## START Information supplied
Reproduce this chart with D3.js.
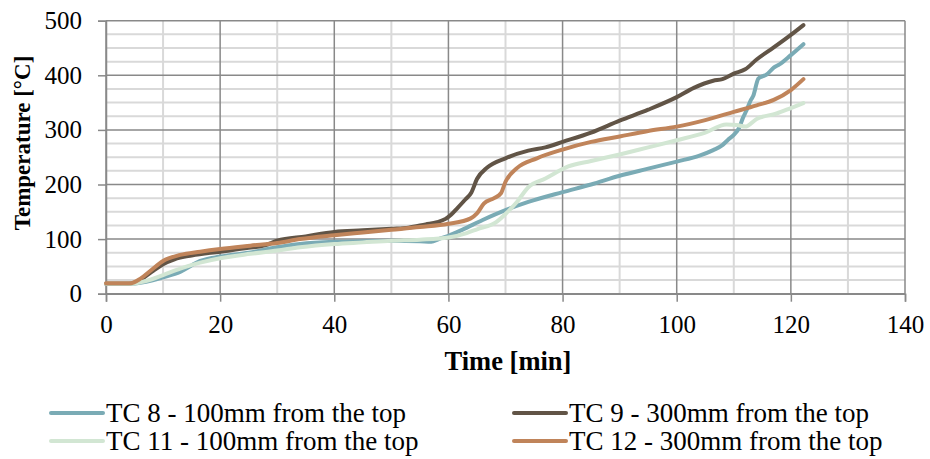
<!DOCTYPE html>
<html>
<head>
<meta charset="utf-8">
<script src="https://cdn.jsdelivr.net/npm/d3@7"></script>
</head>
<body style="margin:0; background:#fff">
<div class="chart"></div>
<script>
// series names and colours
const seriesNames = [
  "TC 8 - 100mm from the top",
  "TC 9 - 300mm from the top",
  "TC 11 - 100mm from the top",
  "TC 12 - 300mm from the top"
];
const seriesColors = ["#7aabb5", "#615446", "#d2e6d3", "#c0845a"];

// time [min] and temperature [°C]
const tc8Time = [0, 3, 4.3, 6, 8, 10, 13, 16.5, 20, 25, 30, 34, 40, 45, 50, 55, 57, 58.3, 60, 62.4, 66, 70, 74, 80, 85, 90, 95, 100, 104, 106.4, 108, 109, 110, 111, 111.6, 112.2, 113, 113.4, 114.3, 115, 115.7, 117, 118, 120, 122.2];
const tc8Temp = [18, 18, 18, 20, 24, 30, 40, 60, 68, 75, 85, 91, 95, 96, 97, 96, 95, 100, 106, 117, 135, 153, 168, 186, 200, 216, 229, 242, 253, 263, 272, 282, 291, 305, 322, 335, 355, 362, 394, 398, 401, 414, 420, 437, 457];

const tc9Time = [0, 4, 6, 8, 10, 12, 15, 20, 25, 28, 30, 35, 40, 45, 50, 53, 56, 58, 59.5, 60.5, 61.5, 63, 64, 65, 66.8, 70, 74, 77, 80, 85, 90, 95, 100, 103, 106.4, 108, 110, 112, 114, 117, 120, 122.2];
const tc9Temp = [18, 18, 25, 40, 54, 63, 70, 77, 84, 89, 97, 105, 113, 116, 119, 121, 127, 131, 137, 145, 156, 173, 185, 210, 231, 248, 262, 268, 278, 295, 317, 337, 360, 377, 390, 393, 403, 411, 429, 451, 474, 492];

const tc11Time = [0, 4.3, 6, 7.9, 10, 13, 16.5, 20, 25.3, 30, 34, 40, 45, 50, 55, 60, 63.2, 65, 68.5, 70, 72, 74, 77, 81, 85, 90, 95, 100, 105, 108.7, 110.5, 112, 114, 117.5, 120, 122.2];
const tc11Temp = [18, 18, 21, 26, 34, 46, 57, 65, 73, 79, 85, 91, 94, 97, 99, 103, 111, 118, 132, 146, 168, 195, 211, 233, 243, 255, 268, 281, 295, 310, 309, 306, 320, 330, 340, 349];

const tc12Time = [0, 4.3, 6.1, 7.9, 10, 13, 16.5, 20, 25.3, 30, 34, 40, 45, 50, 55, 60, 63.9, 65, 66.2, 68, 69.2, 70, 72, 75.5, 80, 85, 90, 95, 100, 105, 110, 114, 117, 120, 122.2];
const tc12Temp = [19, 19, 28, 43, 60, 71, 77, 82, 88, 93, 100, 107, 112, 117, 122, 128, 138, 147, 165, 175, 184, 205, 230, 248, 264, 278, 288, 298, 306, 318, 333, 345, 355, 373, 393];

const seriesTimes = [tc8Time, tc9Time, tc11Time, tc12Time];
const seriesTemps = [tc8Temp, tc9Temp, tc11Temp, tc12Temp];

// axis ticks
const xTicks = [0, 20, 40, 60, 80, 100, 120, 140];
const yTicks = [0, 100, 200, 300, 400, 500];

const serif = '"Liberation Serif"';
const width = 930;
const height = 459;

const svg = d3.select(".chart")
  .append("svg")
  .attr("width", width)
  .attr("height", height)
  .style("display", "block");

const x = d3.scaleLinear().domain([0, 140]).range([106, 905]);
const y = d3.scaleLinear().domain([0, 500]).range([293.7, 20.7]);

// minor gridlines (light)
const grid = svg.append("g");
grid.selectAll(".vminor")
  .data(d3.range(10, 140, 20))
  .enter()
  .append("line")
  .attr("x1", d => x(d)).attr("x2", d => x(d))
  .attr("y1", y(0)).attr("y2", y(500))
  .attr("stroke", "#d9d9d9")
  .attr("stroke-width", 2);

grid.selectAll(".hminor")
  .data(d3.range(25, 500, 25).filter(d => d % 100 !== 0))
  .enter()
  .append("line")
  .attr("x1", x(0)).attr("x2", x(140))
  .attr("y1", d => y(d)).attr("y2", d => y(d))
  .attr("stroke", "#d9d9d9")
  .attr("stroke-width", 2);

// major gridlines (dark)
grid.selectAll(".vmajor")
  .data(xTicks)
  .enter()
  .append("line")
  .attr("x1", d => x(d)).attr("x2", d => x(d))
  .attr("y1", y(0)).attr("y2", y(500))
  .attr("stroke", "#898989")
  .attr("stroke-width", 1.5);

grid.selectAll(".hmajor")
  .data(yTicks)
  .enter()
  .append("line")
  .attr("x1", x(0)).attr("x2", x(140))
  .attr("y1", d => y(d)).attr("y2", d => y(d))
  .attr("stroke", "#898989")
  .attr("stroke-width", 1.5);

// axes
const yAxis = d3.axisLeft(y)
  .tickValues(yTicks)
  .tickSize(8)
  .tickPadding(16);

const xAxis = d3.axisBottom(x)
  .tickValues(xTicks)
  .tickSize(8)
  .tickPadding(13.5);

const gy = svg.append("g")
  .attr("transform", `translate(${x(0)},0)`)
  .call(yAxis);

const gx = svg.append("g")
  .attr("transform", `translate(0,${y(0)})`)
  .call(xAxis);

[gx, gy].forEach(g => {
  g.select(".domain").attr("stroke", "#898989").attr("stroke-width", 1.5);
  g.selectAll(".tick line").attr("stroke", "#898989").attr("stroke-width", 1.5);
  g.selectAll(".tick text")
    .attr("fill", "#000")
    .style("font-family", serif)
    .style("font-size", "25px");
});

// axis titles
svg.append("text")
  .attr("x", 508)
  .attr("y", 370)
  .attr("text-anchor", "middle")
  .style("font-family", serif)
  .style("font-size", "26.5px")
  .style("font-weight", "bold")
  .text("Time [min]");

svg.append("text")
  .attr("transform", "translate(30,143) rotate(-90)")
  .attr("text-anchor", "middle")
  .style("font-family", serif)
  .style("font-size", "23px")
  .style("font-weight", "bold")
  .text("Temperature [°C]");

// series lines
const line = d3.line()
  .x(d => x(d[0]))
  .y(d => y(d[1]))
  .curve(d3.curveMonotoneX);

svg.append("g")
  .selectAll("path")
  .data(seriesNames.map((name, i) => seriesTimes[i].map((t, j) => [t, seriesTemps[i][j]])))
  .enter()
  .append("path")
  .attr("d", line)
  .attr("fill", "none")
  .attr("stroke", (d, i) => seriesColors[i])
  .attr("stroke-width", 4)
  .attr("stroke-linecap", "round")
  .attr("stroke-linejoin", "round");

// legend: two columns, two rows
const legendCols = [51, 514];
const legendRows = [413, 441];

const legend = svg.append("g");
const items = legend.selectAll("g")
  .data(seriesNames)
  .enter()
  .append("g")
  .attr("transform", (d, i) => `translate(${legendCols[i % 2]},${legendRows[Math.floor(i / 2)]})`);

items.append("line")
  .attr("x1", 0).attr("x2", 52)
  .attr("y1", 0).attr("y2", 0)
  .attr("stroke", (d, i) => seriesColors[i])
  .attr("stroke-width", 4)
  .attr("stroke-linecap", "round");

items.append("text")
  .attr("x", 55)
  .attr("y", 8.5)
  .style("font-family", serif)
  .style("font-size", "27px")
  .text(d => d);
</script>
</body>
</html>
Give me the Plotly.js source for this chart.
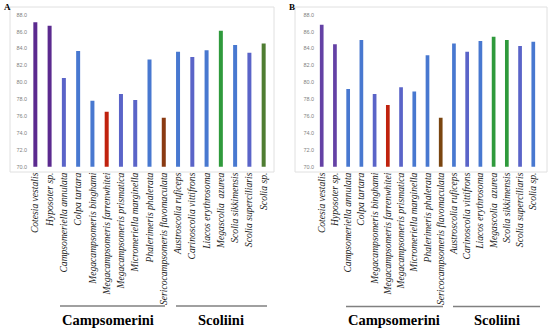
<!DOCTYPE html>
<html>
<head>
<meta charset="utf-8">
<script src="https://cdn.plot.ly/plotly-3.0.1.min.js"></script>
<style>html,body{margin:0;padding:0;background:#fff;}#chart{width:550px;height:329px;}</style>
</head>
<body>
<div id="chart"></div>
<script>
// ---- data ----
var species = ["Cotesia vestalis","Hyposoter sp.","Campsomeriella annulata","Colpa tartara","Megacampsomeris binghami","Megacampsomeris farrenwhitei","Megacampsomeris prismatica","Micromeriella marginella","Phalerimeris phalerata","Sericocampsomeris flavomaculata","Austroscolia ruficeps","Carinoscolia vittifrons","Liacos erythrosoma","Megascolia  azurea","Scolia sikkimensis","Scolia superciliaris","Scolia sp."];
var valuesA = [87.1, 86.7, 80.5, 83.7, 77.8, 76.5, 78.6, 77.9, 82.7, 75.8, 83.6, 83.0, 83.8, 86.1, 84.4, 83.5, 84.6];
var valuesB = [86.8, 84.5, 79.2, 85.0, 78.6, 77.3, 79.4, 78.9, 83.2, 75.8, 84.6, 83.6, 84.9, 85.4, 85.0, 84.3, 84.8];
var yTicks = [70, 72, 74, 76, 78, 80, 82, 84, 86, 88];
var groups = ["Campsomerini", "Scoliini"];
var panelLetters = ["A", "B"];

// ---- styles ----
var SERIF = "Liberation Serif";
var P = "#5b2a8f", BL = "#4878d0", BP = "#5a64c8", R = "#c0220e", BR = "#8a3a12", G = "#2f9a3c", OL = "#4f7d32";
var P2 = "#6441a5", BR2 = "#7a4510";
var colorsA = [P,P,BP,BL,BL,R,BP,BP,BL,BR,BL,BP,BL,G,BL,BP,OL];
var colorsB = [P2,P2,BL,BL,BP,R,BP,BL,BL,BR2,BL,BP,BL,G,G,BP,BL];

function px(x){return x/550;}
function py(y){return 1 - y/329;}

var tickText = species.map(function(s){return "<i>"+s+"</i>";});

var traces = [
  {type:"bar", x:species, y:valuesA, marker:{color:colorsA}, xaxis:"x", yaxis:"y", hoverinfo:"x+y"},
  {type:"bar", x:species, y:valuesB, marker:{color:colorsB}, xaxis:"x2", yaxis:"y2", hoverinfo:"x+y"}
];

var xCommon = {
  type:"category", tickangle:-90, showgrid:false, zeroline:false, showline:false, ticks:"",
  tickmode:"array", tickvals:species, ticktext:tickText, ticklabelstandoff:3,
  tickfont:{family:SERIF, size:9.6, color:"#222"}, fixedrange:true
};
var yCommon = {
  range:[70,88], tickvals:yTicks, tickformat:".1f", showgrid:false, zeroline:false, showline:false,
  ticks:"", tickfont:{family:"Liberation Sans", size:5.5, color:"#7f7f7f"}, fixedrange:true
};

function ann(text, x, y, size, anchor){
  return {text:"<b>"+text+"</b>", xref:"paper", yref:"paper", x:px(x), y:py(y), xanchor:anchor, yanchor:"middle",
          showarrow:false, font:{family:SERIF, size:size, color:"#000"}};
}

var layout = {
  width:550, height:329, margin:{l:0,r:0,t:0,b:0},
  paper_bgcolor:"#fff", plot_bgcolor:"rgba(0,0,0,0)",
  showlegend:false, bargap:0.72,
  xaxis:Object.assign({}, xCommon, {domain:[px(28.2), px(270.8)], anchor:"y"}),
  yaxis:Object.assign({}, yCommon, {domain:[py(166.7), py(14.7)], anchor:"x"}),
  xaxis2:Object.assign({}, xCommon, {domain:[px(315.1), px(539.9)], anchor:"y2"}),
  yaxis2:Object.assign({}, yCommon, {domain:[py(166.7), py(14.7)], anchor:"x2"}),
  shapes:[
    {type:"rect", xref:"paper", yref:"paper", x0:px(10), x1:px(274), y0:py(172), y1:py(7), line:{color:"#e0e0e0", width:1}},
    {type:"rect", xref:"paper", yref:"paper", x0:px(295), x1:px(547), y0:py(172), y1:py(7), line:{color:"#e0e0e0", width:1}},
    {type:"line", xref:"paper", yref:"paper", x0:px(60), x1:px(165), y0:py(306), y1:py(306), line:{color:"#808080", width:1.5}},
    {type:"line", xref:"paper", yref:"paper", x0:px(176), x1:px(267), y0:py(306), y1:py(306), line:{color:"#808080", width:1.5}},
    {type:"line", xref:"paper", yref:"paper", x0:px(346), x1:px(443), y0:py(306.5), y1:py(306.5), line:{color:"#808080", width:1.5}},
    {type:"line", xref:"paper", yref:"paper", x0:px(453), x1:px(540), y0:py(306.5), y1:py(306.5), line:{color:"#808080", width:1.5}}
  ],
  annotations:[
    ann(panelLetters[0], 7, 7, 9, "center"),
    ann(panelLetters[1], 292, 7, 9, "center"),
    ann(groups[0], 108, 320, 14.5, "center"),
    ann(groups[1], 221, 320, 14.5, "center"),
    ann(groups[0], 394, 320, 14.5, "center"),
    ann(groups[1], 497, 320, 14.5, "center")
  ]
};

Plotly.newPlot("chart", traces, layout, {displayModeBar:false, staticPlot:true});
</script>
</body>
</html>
## END Information supplied
§ **To be done**: Each line above that includes "chart" should be shown.

§ **The completed task**:
Reproduce this chart with D3.js.
<div class="chart"></div>
const svg = d3.select(".chart")
Give me the Plotly.js source for this chart.
<style>html,body{margin:0;padding:0;background:#fff;}#chart{width:550px;height:329px;}</style>
<div id="chart"></div>
Plotly.newPlot("chart", traces, layout, {displayModeBar:false, staticPlot:true});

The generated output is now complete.